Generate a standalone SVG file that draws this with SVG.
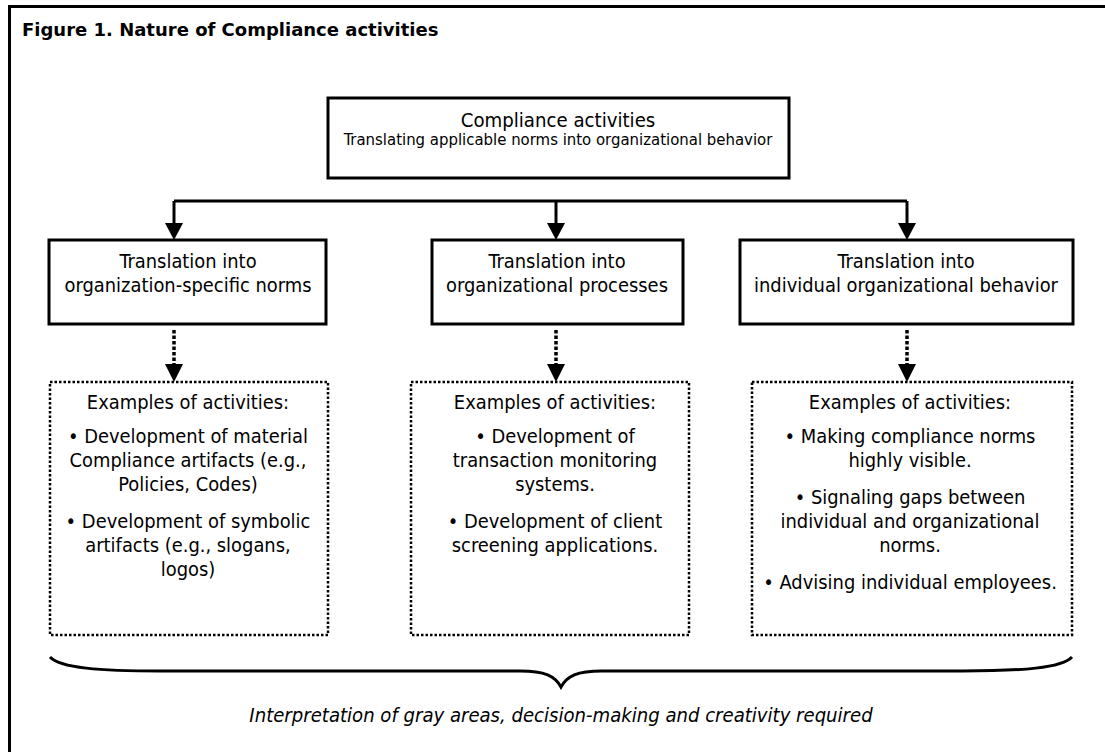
<svg xmlns="http://www.w3.org/2000/svg" width="1105" height="752" viewBox="0 0 1105 752">
<style>
text{font-family:"DejaVu Sans Condensed","DejaVu Sans",sans-serif;font-stretch:condensed;fill:#000;text-anchor:middle}
.t{font-size:19.9px}
.h{font-size:20.2px}
.s{font-size:16.6px}
.title{font-family:"DejaVu Sans","Liberation Sans",sans-serif;font-stretch:normal;font-weight:bold;font-size:18px;text-anchor:start}
.it{font-size:20.1px;font-style:italic}
.box{fill:#fff;stroke:#000;stroke-width:3}
.dbox{fill:#fff;stroke:#000;stroke-width:2.5;stroke-dasharray:2.5 2}
.ln{fill:none;stroke:#000;stroke-width:3}
.dl{fill:none;stroke:#000;stroke-width:3.5;stroke-dasharray:3.5 2}
.ah{fill:#000}
</style>
<rect x="0" y="0" width="1105" height="752" fill="#fff"/>
<path d="M9.5,752 V6.5 H1105" class="ln"/>
<text class="title" x="22" y="36">Figure 1. Nature of Compliance activities</text>

<g id="connectors">
<path class="ln" d="M174,201 H907"/>
<path class="ln" d="M174,201 V226"/>
<path class="ln" d="M556,201 V226"/>
<path class="ln" d="M907,201 V226"/>
<polygon class="ah" points="165,223 183,223 174,240"/>
<polygon class="ah" points="547,223 565,223 556,240"/>
<polygon class="ah" points="898,223 916,223 907,240"/>
<path class="dl" d="M174,330 V366"/>
<path class="dl" d="M556,330 V366"/>
<path class="dl" d="M907,330 V366"/>
<polygon class="ah" points="165,364 183,364 174,382"/>
<polygon class="ah" points="547,364 565,364 556,382"/>
<polygon class="ah" points="898,364 916,364 907,382"/>
</g>

<g id="top">
<rect class="box" x="328" y="98" width="461" height="80"/>
<text class="h" x="558" y="127">Compliance activities</text>
<text class="s" x="558" y="145">Translating applicable norms into organizational behavior</text>
</g>

<g id="norms">
<rect class="box" x="49" y="240" width="277" height="84"/>
<text class="t" x="188" y="268">Translation into</text>
<text class="t" x="188" y="292">organization-specific norms</text>
</g>
<g id="processes">
<rect class="box" x="432" y="240" width="251" height="84"/>
<text class="t" x="557" y="268">Translation into</text>
<text class="t" x="557" y="292">organizational processes</text>
</g>
<g id="behavior">
<rect class="box" x="740" y="240" width="333" height="84"/>
<text class="t" x="906" y="268">Translation into</text>
<text class="t" x="906" y="292">individual organizational behavior</text>
</g>

<g id="ex-norms">
<rect class="dbox" x="50" y="382" width="278" height="253"/>
<text class="t" x="188" y="409">Examples of activities:</text>
<text class="t" x="188" y="443">• Development of material</text>
<text class="t" x="188" y="467">Compliance artifacts (e.g.,</text>
<text class="t" x="188" y="491">Policies, Codes)</text>
<text class="t" x="188" y="528">• Development of symbolic</text>
<text class="t" x="188" y="552">artifacts (e.g., slogans,</text>
<text class="t" x="188" y="576">logos)</text>
</g>
<g id="ex-processes">
<rect class="dbox" x="411" y="382" width="278" height="253"/>
<text class="t" x="555" y="409">Examples of activities:</text>
<text class="t" x="555" y="443">• Development of</text>
<text class="t" x="555" y="467">transaction monitoring</text>
<text class="t" x="555" y="491">systems.</text>
<text class="t" x="555" y="528">• Development of client</text>
<text class="t" x="555" y="552">screening applications.</text>
</g>
<g id="ex-behavior">
<rect class="dbox" x="752" y="382" width="320" height="253"/>
<text class="t" x="910" y="409">Examples of activities:</text>
<text class="t" x="910" y="443">• Making compliance norms</text>
<text class="t" x="910" y="467">highly visible.</text>
<text class="t" x="910" y="504">• Signaling gaps between</text>
<text class="t" x="910" y="528">individual and organizational</text>
<text class="t" x="910" y="552">norms.</text>
<text class="t" x="910" y="589">• Advising individual employees.</text>
</g>

<g id="brace">
<path class="ln" d="M50,657 C60,668 100,671 160,671 L520,671 C545,671 555,676 561,687 C567,676 577,671 602,671 L962,671 C1022,671 1062,668 1072,657"/>
<text class="it" x="561" y="722">Interpretation of gray areas, decision-making and creativity required</text>
</g>
</svg>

====

STATED EXERCISE >> Repeat the material exactly as it reads, without any of its pictures.

EXERCISE OUTPUT >>
Generate a standalone SVG file that draws this with SVG.
<svg xmlns="http://www.w3.org/2000/svg" width="1105" height="752" viewBox="0 0 1105 752">
<style>
text{font-family:"DejaVu Sans Condensed","DejaVu Sans",sans-serif;font-stretch:condensed;fill:#000;text-anchor:middle}
.t{font-size:19.9px}
.h{font-size:20.2px}
.s{font-size:16.6px}
.title{font-family:"DejaVu Sans","Liberation Sans",sans-serif;font-stretch:normal;font-weight:bold;font-size:18px;text-anchor:start}
.it{font-size:20.1px;font-style:italic}
.box{fill:#fff;stroke:#000;stroke-width:3}
.dbox{fill:#fff;stroke:#000;stroke-width:2.5;stroke-dasharray:2.5 2}
.ln{fill:none;stroke:#000;stroke-width:3}
.dl{fill:none;stroke:#000;stroke-width:3.5;stroke-dasharray:3.5 2}
.ah{fill:#000}
</style>
<rect x="0" y="0" width="1105" height="752" fill="#fff"/>
<path d="M9.5,752 V6.5 H1105" class="ln"/>
<text class="title" x="22" y="36">Figure 1. Nature of Compliance activities</text>

<g id="connectors">
<path class="ln" d="M174,201 H907"/>
<path class="ln" d="M174,201 V226"/>
<path class="ln" d="M556,201 V226"/>
<path class="ln" d="M907,201 V226"/>
<polygon class="ah" points="165,223 183,223 174,240"/>
<polygon class="ah" points="547,223 565,223 556,240"/>
<polygon class="ah" points="898,223 916,223 907,240"/>
<path class="dl" d="M174,330 V366"/>
<path class="dl" d="M556,330 V366"/>
<path class="dl" d="M907,330 V366"/>
<polygon class="ah" points="165,364 183,364 174,382"/>
<polygon class="ah" points="547,364 565,364 556,382"/>
<polygon class="ah" points="898,364 916,364 907,382"/>
</g>

<g id="top">
<rect class="box" x="328" y="98" width="461" height="80"/>
<text class="h" x="558" y="127">Compliance activities</text>
<text class="s" x="558" y="145">Translating applicable norms into organizational behavior</text>
</g>

<g id="norms">
<rect class="box" x="49" y="240" width="277" height="84"/>
<text class="t" x="188" y="268">Translation into</text>
<text class="t" x="188" y="292">organization-specific norms</text>
</g>
<g id="processes">
<rect class="box" x="432" y="240" width="251" height="84"/>
<text class="t" x="557" y="268">Translation into</text>
<text class="t" x="557" y="292">organizational processes</text>
</g>
<g id="behavior">
<rect class="box" x="740" y="240" width="333" height="84"/>
<text class="t" x="906" y="268">Translation into</text>
<text class="t" x="906" y="292">individual organizational behavior</text>
</g>

<g id="ex-norms">
<rect class="dbox" x="50" y="382" width="278" height="253"/>
<text class="t" x="188" y="409">Examples of activities:</text>
<text class="t" x="188" y="443">• Development of material</text>
<text class="t" x="188" y="467">Compliance artifacts (e.g.,</text>
<text class="t" x="188" y="491">Policies, Codes)</text>
<text class="t" x="188" y="528">• Development of symbolic</text>
<text class="t" x="188" y="552">artifacts (e.g., slogans,</text>
<text class="t" x="188" y="576">logos)</text>
</g>
<g id="ex-processes">
<rect class="dbox" x="411" y="382" width="278" height="253"/>
<text class="t" x="555" y="409">Examples of activities:</text>
<text class="t" x="555" y="443">• Development of</text>
<text class="t" x="555" y="467">transaction monitoring</text>
<text class="t" x="555" y="491">systems.</text>
<text class="t" x="555" y="528">• Development of client</text>
<text class="t" x="555" y="552">screening applications.</text>
</g>
<g id="ex-behavior">
<rect class="dbox" x="752" y="382" width="320" height="253"/>
<text class="t" x="910" y="409">Examples of activities:</text>
<text class="t" x="910" y="443">• Making compliance norms</text>
<text class="t" x="910" y="467">highly visible.</text>
<text class="t" x="910" y="504">• Signaling gaps between</text>
<text class="t" x="910" y="528">individual and organizational</text>
<text class="t" x="910" y="552">norms.</text>
<text class="t" x="910" y="589">• Advising individual employees.</text>
</g>

<g id="brace">
<path class="ln" d="M50,657 C60,668 100,671 160,671 L520,671 C545,671 555,676 561,687 C567,676 577,671 602,671 L962,671 C1022,671 1062,668 1072,657"/>
<text class="it" x="561" y="722">Interpretation of gray areas, decision-making and creativity required</text>
</g>
</svg>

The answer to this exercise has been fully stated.